To this aim, we have developed a low-cost readout electronic system suitable to perform fast measurements (every 10 ms) over a wide range of values (10 pS–100 μS) [7]. In a previous work, we used a first prototype of the system to control an array of four metal oxide (MOX) based chemiresistors. Working with isothermal protocols, this electronic nose was used to discriminate key-aromas developed during the bread baking process [8].
The electronic system has been further developed to control the sensor temperature, with the aim to develop an autonomous device (sensor and electronics) fulfilling the requirements of reduced cost, fast readings, wide range of measurable conductance [9] and [10]. In this way, it is possible to obtain a degree of selectivity using a single sensor working with temperature profile methods. These methods are based on the temperature dependence of the oxide–gas interaction and use temperature profiles to induce complex interaction dynamics. So far, the whole conductance profile along time can be exploited to extrapolate chemically sensitive information (features) [11], [12] and [13].
In this work, we use our recently developed control-system [9] to control a WO3 based gas sensors working with temperature profile mode to detect NO2 in air under different humidity conditions, showing the suitability of this sensing system (sensors and control electronics) to overcome drawbacks intrinsic in isothermal methods.

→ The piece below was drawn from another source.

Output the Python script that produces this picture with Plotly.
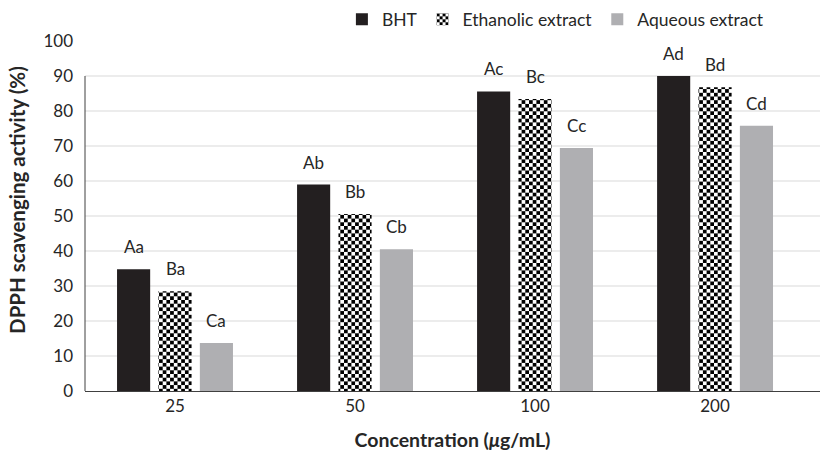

In this work we have presented the exploitation of a low-cost electronic system, developed in a previous work to measure a wide range of conductance values (10 pS–100 μS), to control a WO3 based gas sensors according to temperature profile protocol. In particular, the use of the developed control electronic allowed the exploitation of the high sensitivity of the WO3 layer to NO2 by means of a low-cost sensing system, avoiding the need of expensive picoammeters. At the same time, it has been possible to overcome the long recovery time intrinsic in isothermal desorption kinetics of the material through the exploitation of temperature profiles. Finally, the exploitation of dynamic (τC) and amplitude (ΔG) parameters allows obtaining a degree of selectivity by means of a single sensor device, according to results observed focusing on two target applications: detection of NO2 and detection of reducing gases (ethanol and methane) in different humidity conditions.